From his first day in office, when he chose to avoid a settlers’ welcoming banquet in favor of lunch with Auguste Chouteau, Wilkinson showed a consistent bias in favor of the Creoles. Although justified in terms of democratic justice— when Louisiana became the Missouri Territory in 1812, the legislature would quickly vote to restore much of the Creoles’ land— this was a dangerous policy. It not only made enemies among Anglo-American settlers, but turned the military administrators against him. Two in particular, Major James Bruff, whose banquet Wilkinson spurned, and Colonel Samuel Hammond, were landowners as well, and each was to become a dangerous enemy. Both were retired professional soldiers, now in the militia, and as their military and civilian superior General Wilkinson loftily dismissed their opposition. Hammond he termed “a hackneyed scoundrel,” and Bruff nothing more than “a damned cunning fellow.”

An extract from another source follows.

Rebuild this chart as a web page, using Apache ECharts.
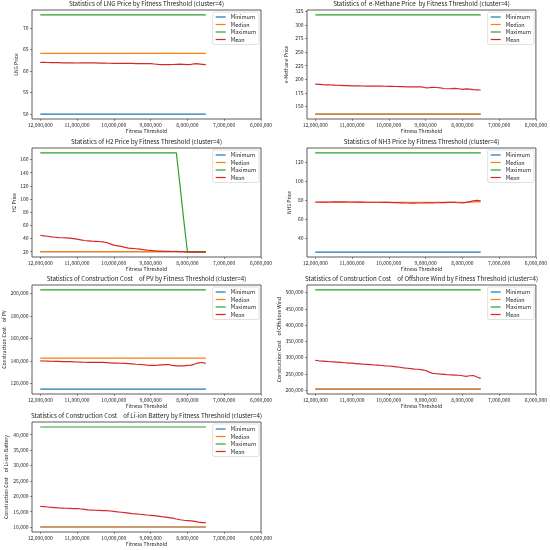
<!DOCTYPE html>
<html><head><meta charset="utf-8">
<script src="https://cdn.jsdelivr.net/npm/echarts@6/dist/echarts.min.js"></script>
<style>html,body{margin:0;padding:0;background:#fff}#c{width:550px;height:550px}</style>
</head><body><div id="c"></div>
<script>
// ---------- DATA ----------
const thresholds = [12000000,11900000,11800000,11700000,11600000,11500000,11400000,11300000,11200000,11100000,
  11000000,10900000,10800000,10700000,10600000,10500000,10400000,10300000,10200000,10100000,
  10000000,9900000,9800000,9700000,9600000,9500000,9400000,9300000,9200000,9100000,
  9000000,8900000,8800000,8700000,8600000,8500000,8400000,8300000,8200000,8100000,
  8000000,7900000,7800000,7700000,7600000,7500000];
const xTicks = [12000000,11000000,10000000,9000000,8000000,7000000,6000000];
const seriesNames = ['Minimum','Median','Maximum','Mean'];

// LNG
const lngMin = 50, lngMedian = 64.1, lngMax = 73.0;
const lngMean = [62.0,61.98,61.96,61.95,61.93,61.92,61.9,61.88,61.87,61.86,
  61.85,61.86,61.87,61.88,61.88,61.86,61.84,61.82,61.8,61.79,
  61.78,61.78,61.79,61.78,61.76,61.74,61.72,61.7,61.71,61.73,
  61.72,61.62,61.52,61.48,61.47,61.47,61.5,61.55,61.6,61.55,
  61.45,61.55,61.68,61.65,61.55,61.45];
const lngTicks = [50,55,60,65,70];

// e-Methane
const meMin = 136, meMedian = 136, meMax = 318.3;
const meMean = [191,190.5,190,189.8,189.5,189.3,189,188.7,188.4,188.2,
  188,187.8,187.7,187.6,187.5,187.4,187.3,187.3,187.2,187.1,
  187,186.9,186.7,186.5,186.3,186.1,186,185.9,185.9,186,
  184.3,184.6,185,184.8,184,183,182.5,182.8,183.2,182.5,
  181.5,182.2,181.8,181,180.6,180.2];
const meTicks = [150,175,200,225,250,275,300,325];

// H2
const h2Min = 20, h2Median = 20;
const h2Max = [170,170,170,170,170,170,170,170,170,170,
  170,170,170,170,170,170,170,170,170,170,
  170,170,170,170,170,170,170,170,170,170,
  170,170,170,170,170,170,170,170,120,68,
  20,20,20,20,20,20];
const h2Mean = [45,44,43.5,42.5,42,41.5,41.2,41,40.5,40,
  39,38,37,36.5,36,35.8,35.5,35,34,32,
  30,29,28,26.5,25.5,25,24.5,24,23.2,22.5,
  22,21.5,21,20.8,20.5,20.5,20.3,20.5,20.2,20,
  19.5,19.5,19.5,19.5,19.5,19.5];
const h2Ticks = [20,40,60,80,100,120,140,160];

// NH3
const nh3Min = 25.5, nh3Max = 130;
const nh3Median = [78,78,78,78,78,78,78,78,78,78,
  78,78,78,78,78,78,78,78,78,78,
  78,78,78,78,78,78,78,78,78,78,
  78,78,78,78,78,78,78,78,78,78,
  78,78,78,78.2,78.6,78.4];
const nh3Mean = [78.3,78.3,78.2,78.2,78.3,78.4,78.5,78.5,78.4,78.3,
  78.3,78.2,78.1,78.1,78.0,78.0,78.0,78.0,77.9,77.9,
  77.8,77.7,77.6,77.4,77.3,77.2,77.1,77.1,77.2,77.2,
  77.3,77.3,77.4,77.5,77.6,77.7,77.8,77.9,77.8,77.5,
  77.3,77.8,78.6,79.5,80.0,79.6];
const nh3Ticks = [40,60,80,100,120];

// PV construction cost
const pvMin = 115000, pvMedian = 142500, pvMax = 203000;
const pvMean = [140000,139900,139800,139700,139600,139500,139400,139300,139300,139200,
  139000,138900,138800,138700,138600,138600,138700,138600,138400,138200,
  138000,138000,137900,137800,137600,137300,137000,136800,136600,136300,
  136100,136000,136200,136500,136700,136600,136000,135600,135500,135600,
  136000,136300,137200,138200,138600,137800];
const pvTicks = [120000,140000,160000,180000,200000];

// Offshore wind construction cost
const owMin = 203000, owMedian = 203000, owMax = 508000;
const owMean = [291500,290000,289000,288000,287000,286500,286000,285000,284000,283000,
  282500,281500,280500,279500,279000,278000,277000,276500,275500,274500,
  274000,273000,271500,270000,268000,267000,266000,264500,264000,262000,
  260000,255000,251000,250000,249000,248000,247000,246500,246000,245500,
  244000,242000,244000,244500,240000,236000];
const owTicks = [200000,250000,300000,350000,400000,450000,500000];

// Li-ion battery construction cost
const liMin = 10000, liMedian = 10000, liMax = 42500;
const liMean = [16700,16600,16500,16400,16300,16200,16150,16100,16050,16000,
  15950,15850,15700,15550,15500,15450,15400,15350,15300,15200,
  15050,14900,14800,14650,14500,14350,14250,14150,14050,13900,
  13800,13700,13550,13350,13200,13050,12900,12600,12350,12200,
  12100,12000,11800,11600,11450,11400];
const liTicks = [10000,15000,20000,25000,30000,35000,40000];

const titles = [
  'Statistics of LNG Price by Fitness Threshold (cluster=4)',
  'Statistics of  e-Methane Price  by Fitness Threshold (cluster=4)',
  'Statistics of H2 Price by Fitness Threshold (cluster=4)',
  'Statistics of NH3 Price by Fitness Threshold (cluster=4)',
  'Statistics of Construction Cost\u3000of PV by Fitness Threshold (cluster=4)',
  'Statistics of Construction Cost\u3000of Offshore Wind by Fitness Threshold (cluster=4)',
  'Statistics of Construction Cost\u3000of Li-ion Battery by Fitness Threshold (cluster=4)'
];
const yNames = ['LNG Price','e-Methane Price','H2 Price','NH3 Price',
  'Construction Cost\u3000of PV','Construction Cost\u3000of Offshore Wind','Construction Cost\u3000of Li-ion Battery'];
const xName = 'Fitness Threshold';

// ---------- BUILD ----------
const constant = v => thresholds.map(() => v);
const panelsData = [
  {min: constant(lngMin), median: constant(lngMedian), max: constant(lngMax), mean: lngMean, ticks: lngTicks},
  {min: constant(meMin), median: constant(meMedian), max: constant(meMax), mean: meMean, ticks: meTicks},
  {min: constant(h2Min), median: constant(h2Median), max: h2Max, mean: h2Mean, ticks: h2Ticks},
  {min: constant(nh3Min), median: nh3Median, max: constant(nh3Max), mean: nh3Mean, ticks: nh3Ticks},
  {min: constant(pvMin), median: constant(pvMedian), max: constant(pvMax), mean: pvMean, ticks: pvTicks},
  {min: constant(owMin), median: constant(owMedian), max: constant(owMax), mean: owMean, ticks: owTicks},
  {min: constant(liMin), median: constant(liMedian), max: constant(liMax), mean: liMean, ticks: liTicks}
];
// layout (pixels)
const layout = [
  {left: 32, top: 10, width: 229, height: 109, gap: 10.5},
  {left: 307, top: 10, width: 229, height: 109, gap: 18},
  {left: 32, top: 148, width: 229, height: 109, gap: 14.5},
  {left: 307, top: 148, width: 229, height: 109, gap: 14.5},
  {left: 32, top: 285, width: 229, height: 109, gap: 25.5},
  {left: 307, top: 285, width: 229, height: 109, gap: 25.5},
  {left: 32, top: 422, width: 229, height: 110, gap: 23.5}
];
const colors = {Minimum: '#1f77b4', Median: '#ff7f0e', Maximum: '#2ca02c', Mean: '#d62728'};
const FONT = '"Noto Sans CJK JP", "Noto Sans", sans-serif';
const TXT = '#222';
const fmt = v => Number(v).toLocaleString('en-US');

const grid = [], xAxis = [], yAxis = [], series = [], legend = [], title = [];
panelsData.forEach((p, i) => {
  const L = layout[i];
  grid.push({left: L.left, top: L.top, width: L.width, height: L.height, show: true,
    borderColor: '#333', borderWidth: 0.8, backgroundColor: 'transparent', containLabel: false});
  const xMaxData = Math.max(...thresholds), xMinData = Math.min(...thresholds);
  xAxis.push({type: 'value', gridIndex: i, inverse: true,
    min: 6000000, max: xMaxData + (xMaxData - xMinData) * 0.05,
    name: xName, nameLocation: 'middle', nameGap: 10,
    nameTextStyle: {fontSize: 5, color: TXT, fontFamily: FONT},
    axisLine: {show: false}, splitLine: {show: false},
    axisTick: {show: true, length: 1.8, lineStyle: {color: '#333', width: 0.6}, customValues: xTicks},
    axisLabel: {fontSize: 5, color: TXT, fontFamily: FONT, margin: 3.5, customValues: xTicks, formatter: fmt}
  });
  const all = [].concat(p.min, p.median, p.max, p.mean);
  const lo = Math.min(...all), hi = Math.max(...all), pad = (hi - lo) * 0.05;
  yAxis.push({type: 'value', gridIndex: i, min: lo - pad, max: hi + pad,
    name: yNames[i], nameLocation: 'middle', nameGap: L.gap, nameRotate: 90,
    nameTextStyle: {fontSize: 5, color: TXT, fontFamily: FONT},
    axisLine: {show: false}, splitLine: {show: false},
    axisTick: {show: true, length: 1.8, lineStyle: {color: '#333', width: 0.6}, customValues: p.ticks},
    axisLabel: {fontSize: 5, color: TXT, fontFamily: FONT, margin: 3.5, customValues: p.ticks, formatter: fmt}
  });
  const vals = {Minimum: p.min, Median: p.median, Maximum: p.max, Mean: p.mean};
  seriesNames.forEach(n => {
    series.push({type: 'line', name: n, xAxisIndex: i, yAxisIndex: i, symbol: 'none',
      data: thresholds.map((t, k) => [t, vals[n][k]]),
      lineStyle: {color: colors[n], width: 1.2}, itemStyle: {color: colors[n]},
      animation: false, silent: true});
  });
  legend.push({data: seriesNames, orient: 'vertical', right: 550 - (L.left + L.width) + 2, top: L.top + 2,
    icon: 'rect', itemWidth: 10, itemHeight: 1.2, itemGap: 1.5, padding: [2, 3, 2, 3],
    backgroundColor: '#fff', borderColor: '#ccc', borderWidth: 0.6, borderRadius: 1.5,
    textStyle: {fontSize: 5.5, color: TXT, fontFamily: FONT, lineHeight: 6}, selectedMode: false});
  title.push({text: titles[i], left: L.left + L.width / 2, textAlign: 'center', top: L.top - 9.5,
    padding: 0, textStyle: {fontSize: 6.2, fontWeight: 'normal', color: TXT, fontFamily: FONT}});
});

const chart = echarts.init(document.getElementById('c'), null, {renderer: 'canvas'});
chart.setOption({animation: false, backgroundColor: '#fff', title, legend, grid, xAxis, yAxis, series});
</script>
</body></html>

For someone so subtle in playing off one individual against another, Wilkinson’s confrontation with the Anglo-American settlers seemed almost willful. Edward Hempstead, a leading St. Louis citizen, expressed a widely shared feeling when he wrote of the governor, “From a rank Federalist to a suspected Republican, he became a bigot and is now a petty tyrant.” Yet there was method in his quarreling. Many of the actions that aroused antagonism among the newcomers—his hostility to the judges, and his refusal to pardon Hammond’s nephew for murdering a Kickapoo man, for example— conciliated Creole and Native American feelings Since these people constituted a majority in the territory, his policy was more democratic than tyrannical. Unpopular though he was with the Anglo-Americans, Wilkinson’s stance helped reconcile a diffuse, frontier population to U.S. government.

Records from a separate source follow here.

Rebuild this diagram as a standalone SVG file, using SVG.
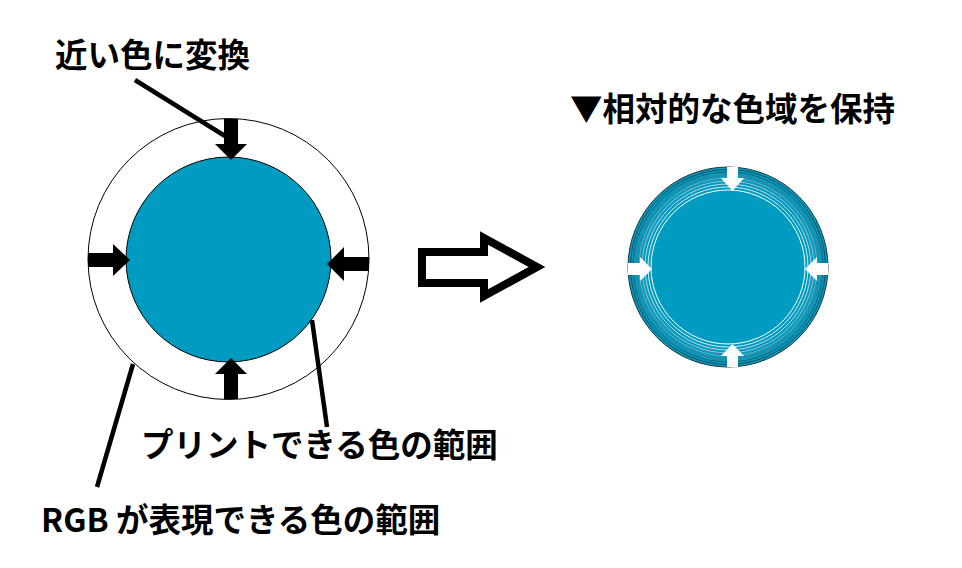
<svg xmlns="http://www.w3.org/2000/svg" width="962" height="568" viewBox="0 0 962 568">
<style>
.t{font-family:"Noto Sans CJK JP","Noto Sans",sans-serif;font-weight:700;font-size:32.5px;fill:#000}
.lead{stroke:#000;stroke-width:4.5;fill:none}
.blk{fill:#000}
.wht{fill:#fff}
.ring{fill:none;stroke-width:1}
</style>
<rect width="962" height="568" fill="#fff"/>
<g id="rgb-gamut">
<circle cx="228.5" cy="259" r="140.5" fill="#fff" stroke="#000" stroke-width="1"/>
</g>
<g id="print-gamut">
<circle cx="228.5" cy="259.5" r="102.5" fill="#009bc1" stroke="#000" stroke-width="1"/>
</g>
<g id="compress-arrows">
<polygon class="blk" points="224,119 238,119 238,144 247,144 231,160 215,144 224,144"/>
<polygon class="blk" points="224,399 238,399 238,374 247,374 231,358 215,374 224,374"/>
<polygon class="blk" points="88,253 113,253 113,244 130,260 113,276 113,267 88,267"/>
<polygon class="blk" points="369,257 344,257 344,247 327,264 344,281 344,271 369,271"/>
</g>
<g id="connectors">
<line class="lead" x1="135" y1="80" x2="225" y2="136"/>
<line class="lead" x1="312" y1="320" x2="327" y2="427"/>
<line class="lead" x1="133" y1="364" x2="97" y2="487"/>
</g>
<g id="big-arrow">
<path d="M422,252 H484 V238 L537,267 L484,296 V283 H422 Z" fill="#fff" stroke="#000" stroke-width="8" stroke-linejoin="miter"/>
</g>
<g id="relative-gamut">
<circle cx="728" cy="267" r="100" fill="#009bc1" stroke="#22343a" stroke-width="1"/>
<circle class="ring" cx="728" cy="267" r="97.5" stroke="#174c59"/>
<circle class="ring" cx="728" cy="267" r="95" stroke="#1f6070"/>
<circle class="ring" cx="728" cy="267" r="92" stroke="#4a7f8c"/>
<circle class="ring" cx="728" cy="267" r="89" stroke="#7ea4ae"/>
<circle class="ring" cx="728" cy="267" r="86" stroke="#a0c2ca"/>
<circle class="ring" cx="728" cy="267" r="83" stroke="#bcd9e0"/>
<circle class="ring" cx="728" cy="267" r="80" stroke="#d9eef2"/>
<circle class="ring" cx="728" cy="267" r="77" stroke="#ffffff"/>
<polygon class="wht" points="727,167 738,167 738,178 744,178 732.5,191 721,178 727,178"/>
<polygon class="wht" points="727,367 738,367 738,356 744,356 732.5,344 721,356 727,356"/>
<polygon class="wht" points="628,263 640,263 640,257 652,269 640,281 640,275 628,275"/>
<polygon class="wht" points="828,263 817,263 817,257 805,269 817,281 817,275 828,275"/>
</g>
<g id="labels">
<text class="t" x="55" y="67">近い色に変換</text>
<text class="t" x="570" y="121">▼相対的な色域を保持</text>
<text class="t" x="141" y="457">プリントできる色の範囲</text>
<text class="t" x="41" y="532">RGB が表現できる色の範囲</text>
</g>
</svg>
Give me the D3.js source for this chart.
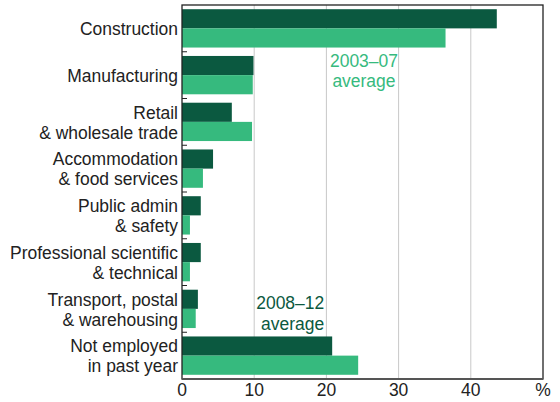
<!DOCTYPE html>
<html>
<head>
<meta charset="utf-8">
<script src="https://cdn.jsdelivr.net/npm/d3@7.9.0/dist/d3.min.js"></script>
<style>
  body { margin: 0; background: #fff; }
  svg { display: block; font-family: "Liberation Sans", Arial, sans-serif; }
</style>
</head>
<body>
<svg id="chart" width="560" height="402"></svg>
<script>
// data (share of people, %)
const categories = [
  ["Construction"],
  ["Manufacturing"],
  ["Retail", "& wholesale trade"],
  ["Accommodation", "& food services"],
  ["Public admin", "& safety"],
  ["Professional scientific", "& technical"],
  ["Transport, postal", "& warehousing"],
  ["Not employed", "in past year"]
];
const avg2008_12 = [43.6, 9.9, 6.9, 4.3, 2.6, 2.6, 2.2, 20.8];
const avg2003_07 = [36.5, 9.8, 9.7, 2.9, 1.1, 1.1, 1.9, 24.4];
const xTicks = [0, 10, 20, 30, 40];

const dark = "#0b5940";
const light = "#36ba7e";
// the original type is a little taller than it is wide
const fs = 18.5;
const sx = 0.945;

const svg = d3.select('#chart');
const margin = { top: 5, right: 17, bottom: 23, left: 182 };
const width = 560 - margin.left - margin.right;
const height = 402 - margin.top - margin.bottom;

const g = svg.append('g').attr('transform', `translate(${margin.left},${margin.top})`);

let x = d3.scaleLinear().domain([0, 50]).range([0, width]);
let y = d3.scaleBand().domain(d3.range(categories.length)).range([0, height]);
let barH = y.bandwidth() * 0.41;
let barPad = (y.bandwidth() - 2 * barH) / 2;

function label(px, anchor, color, lines, firstY, lineH) {
  let t = g.append('text')
    .attr('transform', `translate(${px},0) scale(${sx},1)`)
    .attr('text-anchor', anchor)
    .attr('font-size', fs)
    .attr('fill', color);
  lines.forEach((l, j) => {
    t.append('tspan').attr('x', 0).attr('y', firstY + j * lineH).text(l);
  });
  return t;
}

// gridlines
g.selectAll('line.grid')
  .data(xTicks.slice(1))
  .join('line')
  .attr('class', 'grid')
  .attr('x1', d => x(d)).attr('x2', d => x(d))
  .attr('y1', 0).attr('y2', height)
  .attr('stroke', '#c8c8c8')
  .attr('stroke-width', 1);

// bars
categories.forEach((c, i) => {
  g.append('rect')
    .attr('x', 0)
    .attr('y', y(i) + barPad)
    .attr('width', x(avg2008_12[i]))
    .attr('height', barH)
    .attr('fill', dark);
  g.append('rect')
    .attr('x', 0)
    .attr('y', y(i) + barPad + barH)
    .attr('width', x(avg2003_07[i]))
    .attr('height', barH)
    .attr('fill', light);
});

// small ticks between categories
g.selectAll('line.cat-tick')
  .data(d3.range(1, categories.length))
  .join('line')
  .attr('class', 'cat-tick')
  .attr('x1', 0).attr('x2', 5)
  .attr('y1', d => y(d)).attr('y2', d => y(d))
  .attr('stroke', '#222')
  .attr('stroke-width', 1);

// frame
g.append('rect')
  .attr('x', 0).attr('y', 0)
  .attr('width', width).attr('height', height)
  .attr('fill', 'none')
  .attr('stroke', '#222')
  .attr('stroke-width', 1.3);
g.append('line')
  .attr('x1', 0).attr('x2', width)
  .attr('y1', height).attr('y2', height)
  .attr('stroke', '#555')
  .attr('stroke-width', 2);

// category labels
categories.forEach((lines, i) => {
  let cy = y(i) + y.bandwidth() / 2;
  label(-4, 'end', '#222', lines, cy + 6.8 - (lines.length - 1) * 10, 20);
});

// x tick labels
xTicks.forEach(d => label(x(d), 'middle', '#222', [String(d)], height + 17.5, 0));
label(x(50), 'middle', '#222', ['%'], height + 17.5, 0);

// series annotations
label(x(25.2), 'middle', light, ['2003–07', 'average'], 62, 20);
label(x(19.7), 'end', dark, ['2008–12', 'average'], 304, 21);
</script>
</body>
</html>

In New Orleans by contrast, Governor Claiborne imposed the land laws and legal system of the United States without regard to the feelings of the majority Creole population and was faced with near rebellion. As Jefferson himself acknowledged, they were driven to this extreme by “the call on them by the land commissioners for their deeds” and by “the administration of justice in our forms, principles & language.” Whatever private reservations he might have about the roughshod tactics of the governor of Louisiana Territory, in public Jefferson unequivocally approved of his policy. “Not a single fact has appeared,” he told Senator Samuel Smith of Maryland in May 1806, “which occasions me doubt that I could have made a fitter appointment than Genl. Wilkenson [ sic ].”